ABD merkezli yatırım fonu Citadel’in kurucusu ve CEO’su Ken Griffin, yatırımcıların giderek altını dolardan daha güvenli bir varlık olarak görmeye başladığını belirterek bu eğilimi “gerçekten kaygı verici” olarak nitelendirdi.
Griffin, Bloomberg’den Francine Lacqua’ya verdiği röportajda, “İnsanlar ABD’nin egemen riskine karşı portföylerini korumak için de-dolarizasyon eğilimine giriyor. Dolar dışı varlıklarda ciddi bir varlık enflasyonu görüyoruz,” değerlendirmesinde bulundu.
ABD’de süren federal hükümetin kapanması ve olası faiz indirimleri beklentisi, pazartesi günü altının rekor kırmasına yol açtı. Bu yıl yatırımcılar giderek daha fazla altın, gümüş ve Bitcoin gibi alternatif varlıklara yöneliyor; piyasalarda bu eğilim “debasement trade” (paranın değer kaybına karşı yatırım) olarak adlandırılıyor.
'100 bin dolar şirketleri sarsmaz'
Griffin, ABD’deki mevcut ekonomik tabloyu değerlendirirken, “Şu anda Amerikan ekonomisi adeta bir şeker yüksekliği yaşıyor,” ifadesini kullandı.
New York’ta düzenlenen Citadel Securities konferansında konuşan Griffin, ayrıca ABD’nin göçmenlik politikalarına da değinerek, H-1B vizesi kapsamında çalışan bir kişiyi istihdam etmenin 100 bin dolarlık maliyetinin şirketi sarsmayacağını şu ifadelerle aktardı:
'Bizim gibi sektörlerde bu tek seferlik maliyet kritik değil.
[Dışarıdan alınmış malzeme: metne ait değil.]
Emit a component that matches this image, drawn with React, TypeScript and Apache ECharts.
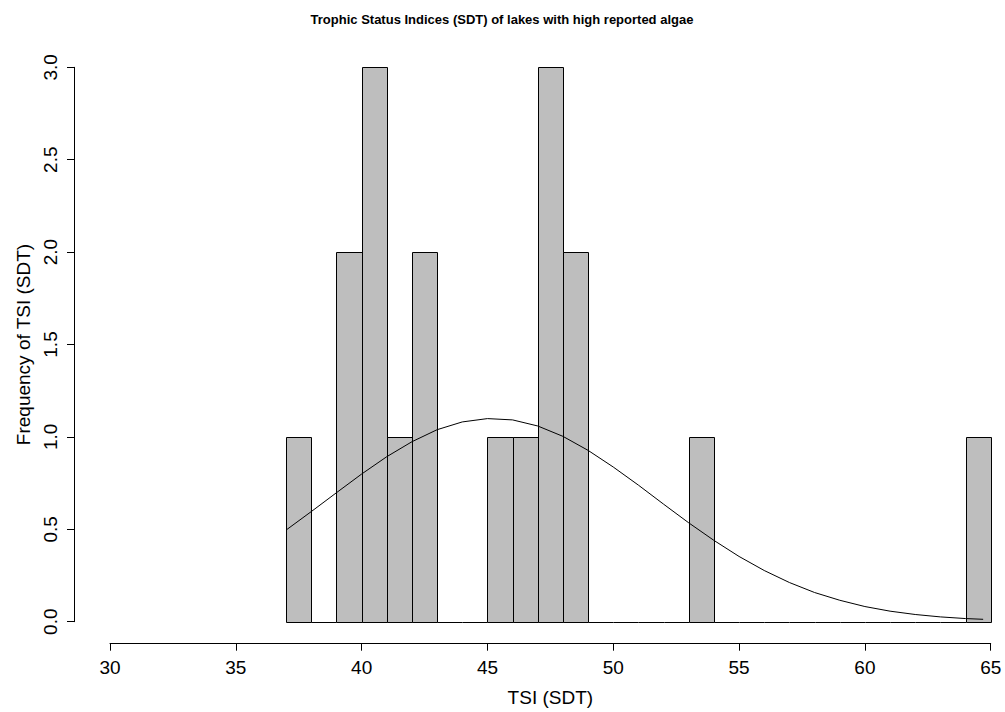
import React, { useEffect, useRef } from "react";
import * as echarts from "echarts";

const binStarts = [37, 38, 39, 40, 41, 42, 43, 44, 45, 46, 47, 48, 49, 50, 51, 52, 53, 54, 55, 56, 57, 58, 59, 60, 61, 62, 63, 64];
const binWidth = 1;
const counts = [1, 0, 2, 3, 1, 2, 0, 0, 1, 1, 3, 2, 0, 0, 0, 0, 1, 0, 0, 0, 0, 0, 0, 0, 0, 0, 0, 1];

const curveX = [37, 38, 39, 40, 41, 42, 43, 44, 45, 46, 47, 48, 49, 50, 51, 52, 53, 54, 55, 56, 57, 58, 59, 60, 61, 62, 63, 64, 64.7];
const curveY = [0.496, 0.596, 0.698, 0.799, 0.893, 0.974, 1.039, 1.081, 1.099, 1.092, 1.059, 1.003, 0.927, 0.837, 0.739, 0.636, 0.535, 0.44, 0.353, 0.277, 0.212, 0.158, 0.116, 0.082, 0.057, 0.039, 0.026, 0.017, 0.013];

const xTicks = { min: 30, max: 65, interval: 5 };
const yTicks = { min: 0, max: 3, interval: 0.5 };

const titleText = "Trophic Status Indices (SDT) of lakes with high reported algae";
const xTitle = "TSI (SDT)";
const yTitle = "Frequency of TSI (SDT)";

const FONT = "'Liberation Sans', Arial, Helvetica, sans-serif";

export default function App() {
  const ref = useRef<HTMLDivElement>(null);
  useEffect(() => {
    if (!ref.current) return;
    const chart = echarts.init(ref.current, null, { renderer: "svg" });
    const histData = binStarts.map((s, i) => [s, s + binWidth, counts[i]]);
    const snap = (v: number) => Math.round(v) + 0.5;
    const option: any = {
      animation: false,
      backgroundColor: "#ffffff",
      textStyle: { fontFamily: FONT },
      graphic: [
        {
          type: "text",
          x: 502,
          y: 19,
          style: {
            text: titleText,
            font: "bold 13px " + FONT,
            fill: "#000",
            textAlign: "center",
            textVerticalAlign: "middle",
          },
        },
      ],
      grid: { left: 110, right: 14.3, top: 67.3, bottom: 90.3, containLabel: false },
      xAxis: {
        type: "value",
        min: xTicks.min,
        max: xTicks.max,
        interval: xTicks.interval,
        offset: 22,
        splitLine: { show: false },
        axisLine: { show: true, onZero: false, lineStyle: { color: "#000", width: 1 } },
        axisTick: { show: true, length: 7, lineStyle: { color: "#000", width: 1 } },
        axisLabel: { color: "#000", fontSize: 19, lineHeight: 19, margin: 14, fontFamily: FONT },
        name: xTitle,
        nameLocation: "middle",
        nameGap: 44,
        nameTextStyle: { color: "#000", fontSize: 19, lineHeight: 19, fontFamily: FONT },
      },
      yAxis: {
        type: "value",
        min: yTicks.min,
        max: yTicks.max,
        interval: yTicks.interval,
        offset: 36,
        splitLine: { show: false },
        axisLine: { show: true, onZero: false, lineStyle: { color: "#000", width: 1 } },
        axisTick: { show: true, length: 7, lineStyle: { color: "#000", width: 1 } },
        axisLabel: {
          color: "#000",
          fontSize: 19,
          lineHeight: 19,
          margin: 14,
          rotate: 90,
          fontFamily: FONT,
          formatter: (v: number) => v.toFixed(1),
        },
        name: yTitle,
        nameLocation: "middle",
        nameGap: 29,
        nameTextStyle: { color: "#000", fontSize: 19, lineHeight: 19, fontFamily: FONT },
      },
      series: [
        {
          type: "custom",
          data: histData,
          encode: { x: [0, 1], y: 2 },
          renderItem: (params: any, api: any) => {
            const x0 = api.value(0);
            const x1 = api.value(1);
            const c = api.value(2);
            const pTop = api.coord([x0, c]);
            const pBot = api.coord([x1, 0]);
            const left = snap(pTop[0]);
            const right = snap(pBot[0]);
            const bottom = snap(pBot[1]);
            const top = snap(pTop[1]);
            if (c === 0) {
              return {
                type: "line",
                shape: { x1: left, y1: bottom, x2: right, y2: bottom },
                style: { stroke: "#000", lineWidth: 1 },
              };
            }
            return {
              type: "rect",
              shape: { x: left, y: top, width: right - left, height: bottom - top },
              style: { fill: "#BEBEBE", stroke: "#000", lineWidth: 1 },
            };
          },
        },
        {
          type: "line",
          data: curveX.map((x, i) => [x, curveY[i]]),
          showSymbol: false,
          symbol: "none",
          smooth: false,
          lineStyle: { color: "#000", width: 1 },
          z: 5,
        },
      ],
    };
    chart.setOption(option);
    return () => chart.dispose();
  }, []);
  return (
    <div
      ref={ref}
      style={{ position: "absolute", left: 0, top: 0, width: 1005, height: 712, background: "#fff" }}
    />
  );
}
Ben daha çok, Amerika’ya gelemeyen Hindistan’daki parlak öğrenciler ya da Çin’de kalmayı tercih eden fizik ve matematik dehaları için endişeleniyorum'
Öte yandan piyasalar, Fed’in bu ayki toplantısında 25 baz puanlık bir faiz indirimi yapma olasılığını fiyatlamaya devam ediyor. Faiz indirimi, faiz getirisi olmayan altın için ek destek sağlayabilir.
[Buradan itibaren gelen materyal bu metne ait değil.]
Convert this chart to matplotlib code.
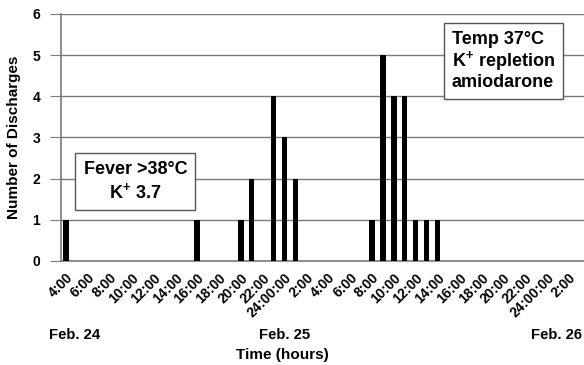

1979’dan bu yana en güçlü yıllık kazanç
Altın fiyatları, yıl genelinde arka arkaya rekorlar kırarak 1979’dan bu yana en büyük yıllık artışa doğru ilerliyor. Uzmanlara göre, bu yükselişi merkez bankalarının alımları ve altına dayalı borsa yatırım fonlarına (ETF) artan talep destekliyor.
Goldman Sachs 5000 doları işaret etti
Goldman Sachs analistleri, küresel ekonomik belirsizlikler, jeopolitik risklerin artışı ve merkez bankalarının rezerv politikalarındaki değişimlerin etkisiyle, ons başına altının fiyatının 2026 yılı sonuna kadar 4.900 ila 5.000 dolar seviyesine ulaşabileceğini öngörüyor.
Bankanın raporunda, artan ETF girişleri, gelişmekte olan ülkelerin rezerv çeşitlendirme eğilimi ve ABD tahvil getirilerindeki gerilemenin altın talebini desteklediği vurgulanıyor. Ayrıca, kredi piyasalarındaki sıkılaşma, doların zayıflama beklentisi ve küresel borç yükünün tarihi seviyelere çıkması da yatırımcıları güvenli liman olarak altına yönelten unsurlar arasında gösteriliyor.